There I was, walking along on Max Mueller Road in front of the India International Center in Delhi, minding my own business, when I heard a terrible screech, a thud and then loud shouts. I actually saw the child on the bicycle hit the ground, though I missed the moment of impact and the preceding events which would allow anyone to assign blame.
The man at the wheel, however, didn’t pause for a moment. He leaped out of his car and strode over to the child, now surrounded by passersby trying to lift him up and carry him to safety, and started shouting at him: “Are you CRAZY? What were you doing?” Not a single question about whether he had been hurt, not a gesture of concern or comfort. No. Straight into accusation and rage.
The crowd reacted as one. His rage was nothing compared to theirs. In a moment, his mood changed from angry combativeness to fear and defensiveness. He rushed back to his car and tried to make a quick escape.
But the crowd was having none of that.

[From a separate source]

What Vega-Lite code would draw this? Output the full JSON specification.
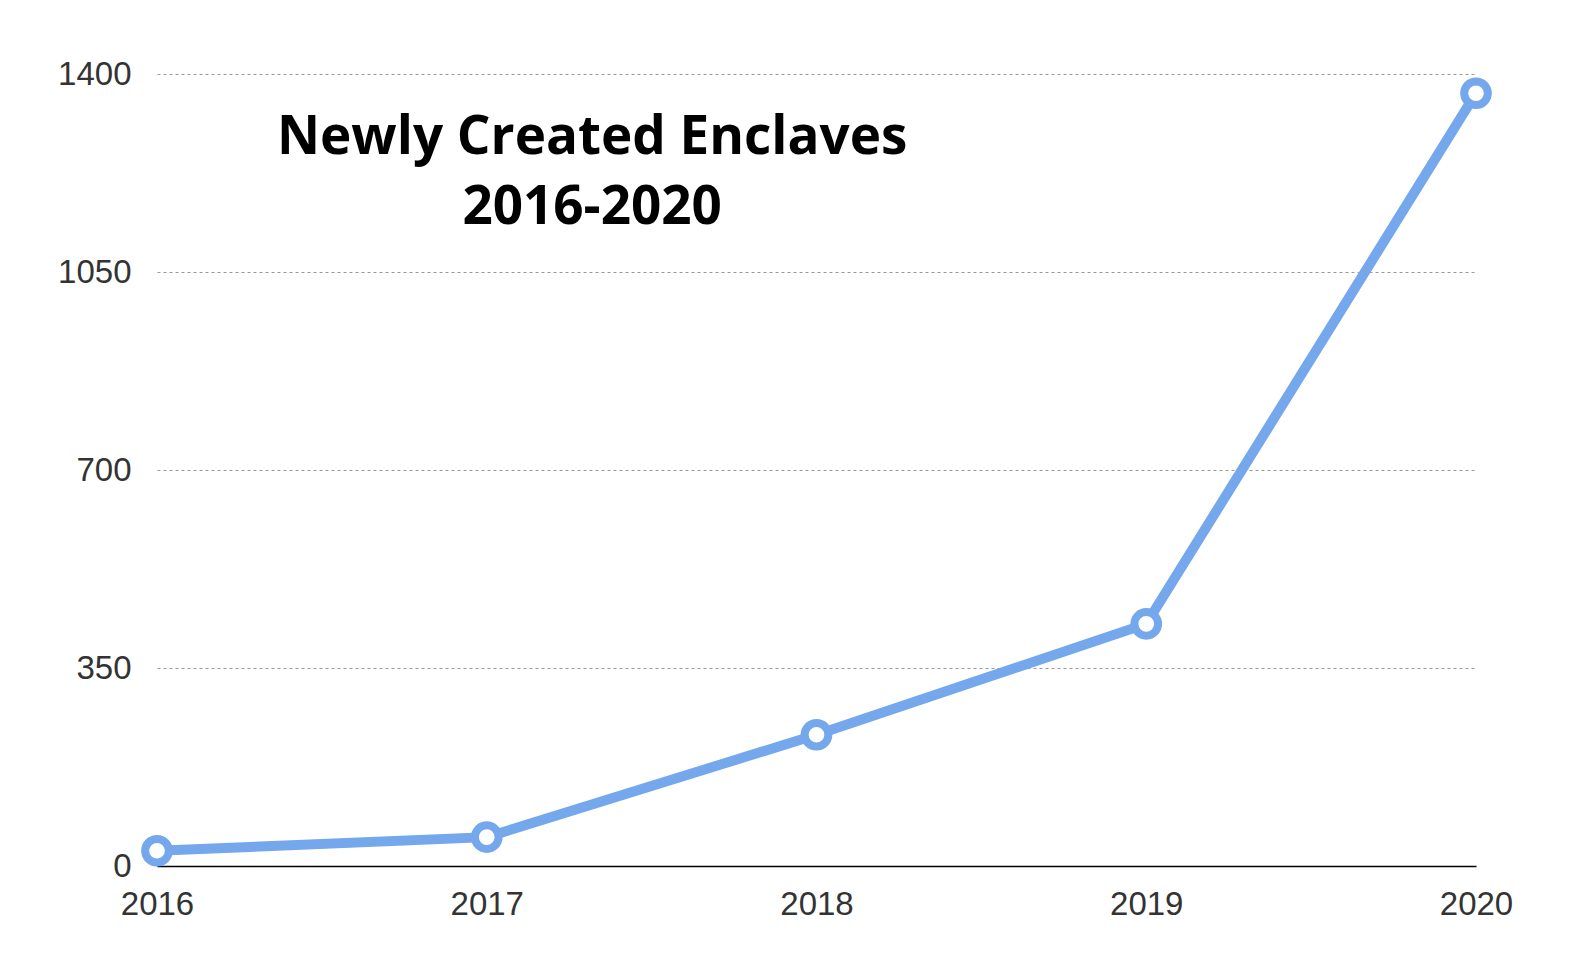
{
  "$schema": "https://vega.github.io/schema/vega-lite/v6.json",
  "width": 1319,
  "height": 792,
  "autosize": {"type": "none"},
  "padding": {"left": 157, "top": 74, "right": 107, "bottom": 109},
  "background": "white",
  "config": {"view": {"stroke": null}},
  "title": {
    "text": ["Newly Created Enclaves", "2016-2020"],
    "font": "Open Sans",
    "fontWeight": "bold",
    "fontSize": 53,
    "lineHeight": 70,
    "color": "#000000",
    "anchor": "middle",
    "orient": "top",
    "baseline": "top",
    "offset": -177,
    "dx": -193,
    "frame": "bounds"
  },
  "data": {
    "values": [
      {"year": 2016, "count": 27},
      {"year": 2017, "count": 51},
      {"year": 2018, "count": 232},
      {"year": 2019, "count": 428},
      {"year": 2020, "count": 1366}
    ]
  },
  "encoding": {
    "x": {
      "field": "year",
      "type": "quantitative",
      "scale": {"domain": [2016, 2020], "nice": false, "zero": false},
      "axis": {
        "title": null,
        "values": [2016, 2017, 2018, 2019, 2020],
        "format": "d",
        "grid": false,
        "ticks": false,
        "domain": true,
        "domainColor": "#000000",
        "domainWidth": 1.5,
        "labelFont": "Liberation Sans",
        "labelFontSize": 33,
        "labelColor": "#333333",
        "labelPadding": 22,
        "labelFlush": false
      }
    },
    "y": {
      "field": "count",
      "type": "quantitative",
      "scale": {"domain": [0, 1400], "nice": false},
      "axis": {
        "title": null,
        "values": [0, 350, 700, 1050, 1400],
        "format": "d",
        "grid": true,
        "gridColor": "#999999",
        "gridDash": [3, 3],
        "gridWidth": 1,
        "ticks": false,
        "domain": false,
        "labelFont": "Liberation Sans",
        "labelFontSize": 33,
        "labelColor": "#333333",
        "labelPadding": 26
      }
    }
  },
  "layer": [
    {
      "mark": {"type": "line", "color": "#74a7eb", "strokeWidth": 10, "clip": false}
    },
    {
      "mark": {"type": "point", "shape": "circle", "filled": false, "fill": "white", "fillOpacity": 1, "stroke": "#74a7eb", "strokeWidth": 8, "size": 560, "opacity": 1, "clip": false}
    }
  ]
}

They surrounded the car and banged on its sides until he pulled over and got out again.
. . .then he was instantly besieged.
He pulled his ears, he argued his case,
while the child, still dazed, sat on the curb and gazed up in amazement at the chaos swirling around his head:
Finally, someone called the police and the errant (or not, who knows?) driver turned to face the stern eyes of the law:
I was down on the ground, talking to the child by now. He had a cut on the side of his head, but he said he was fine. The arrival of “the law” had stunned him into silence, but the crowd was calming down and a second policeman was busy dispersing everyone.
The driver begged forgiveness
and we all moved on: angry, ashamed, relieved . . .who can put it into any coherent form? The helplessness, the randomness, the uncertainty of being a creature in this crazy, heartless world, where a life can be smashed to the road in a second, like a fly on a wall, like an ant on a footpath.
Heaven help us all.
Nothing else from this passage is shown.